Acaba Ramonet su artículo citando a la nefasta puritana Gunilla Ekberg, cuyo grito de guerra es «No se puede comprar a una persona», frase que, referida a la prostitución, es, una vez más, pura demagogia (a no ser que esa persona tenga el receptáculo de la identidad entre las piernas, claro). Ekberg asegura que, gracias a su programa abolicionista (que consiste, básicamente, en sancionar a los «hombres compradores»), la prostitución se ha reducido en Suecia a la mitad. Lo que no nos dice es qué ha sido de la otra mitad, o sea, de los miles de mujeres que se han quedado sin trabajo.
Pero el abolicionismo criminalizador no solo perjudica a las trabajadoras del sexo, sino que supone un gravísimo atentado contra las libertades en general, puesto que el mero hecho de determinar los casos concretos de prostitución implica una intolerable injerencia en la vida privada de los ciudadanos (y, sobre todo, de las ciudadanas). Supongamos que me cruzo por la calle con una mujer que me sonríe, me acerco a ella, charlamos unos minutos y nos vamos juntos. ¿Quién puede saber si estoy contratando los servicios de una trabajadora del sexo o, sencillamente, ligando?
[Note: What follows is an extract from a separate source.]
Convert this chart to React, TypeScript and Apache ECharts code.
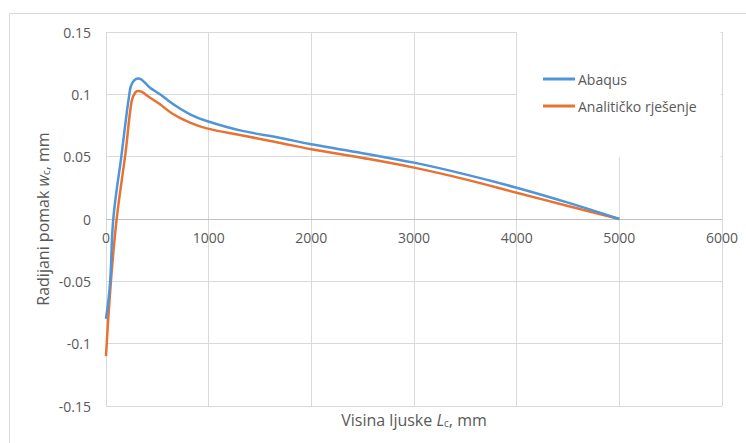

Puede y suele haber ciertos indicios, por supuesto: ella viste «provocativamente» y lleva un buen rato apostada en la misma esquina, y yo soy demasiado mayor para despertar a simple vista el interés de una viandante; pero solo habría pruebas concluyentes en el momento en que se consumara la transacción, y ese momento no suele ser público.
La vida del campesino es muy dura, hay muchos niños trabajando en el campo en lugar de ir a la escuela, y muchos inmigrantes son explotados como auténticos esclavos por los terratenientes; pero a nadie se le ha ocurrido proponer la abolición de la agricultura. Si los abolicionistas tienen tanta necesidad de redimir a esclavas sexuales y abolir explotaciones, ¿por qué no intentan salvar a las amas de casa (el colectivo en el que se producen más suicidios y casos de depresión) luchando por la abolición de la familia nuclear?
Como en los demás animales, en el hombre hay tres pulsiones básicas, que constituyen los tres grandes vectores de la conducta: el hambre, el miedo y la libido. Por eso lo que mejor define a una persona o a una cultura son sus hábitos dietéticos, defensivos y sexuales; y por eso es tan difícil modificar esos hábitos, o tan siquiera analizarlos desde dentro, pues están tan arraigados que tendemos a considerarlos naturales. No es casual, por tanto, que los tres grandes problemas éticos (y por ende políticos) que la izquierda no es capaz, no ya de resolver, sino siquiera de plantear, estén directamente relacionados con la comida, el miedo y el sexo. Me refiero al carnivorismo, el terrorismo y la represión sexual, tres temas fundamentales en los que casi nadie se atreve a profundizar. Diríase que el abdomen es el receptáculo, si no de la identidad toda, sí al menos de los prejuicios, pues cuando nos tocan el estómago, el hígado (sede del valor y el miedo según los antiguos) o las gónadas nos cuesta admitir hasta lo más obvio: que el carnivorismo supone un brutal despilfarro de los recursos naturales y es, por tanto, profundamente reaccionario; que el único terrorismo digno de ese nombre es el terrorismo de Estado; que no puede haber democracia sin plena libertad sexual, y que esa libertad incluye, nos guste o no, el derecho a comerciar con el propio cuerpo.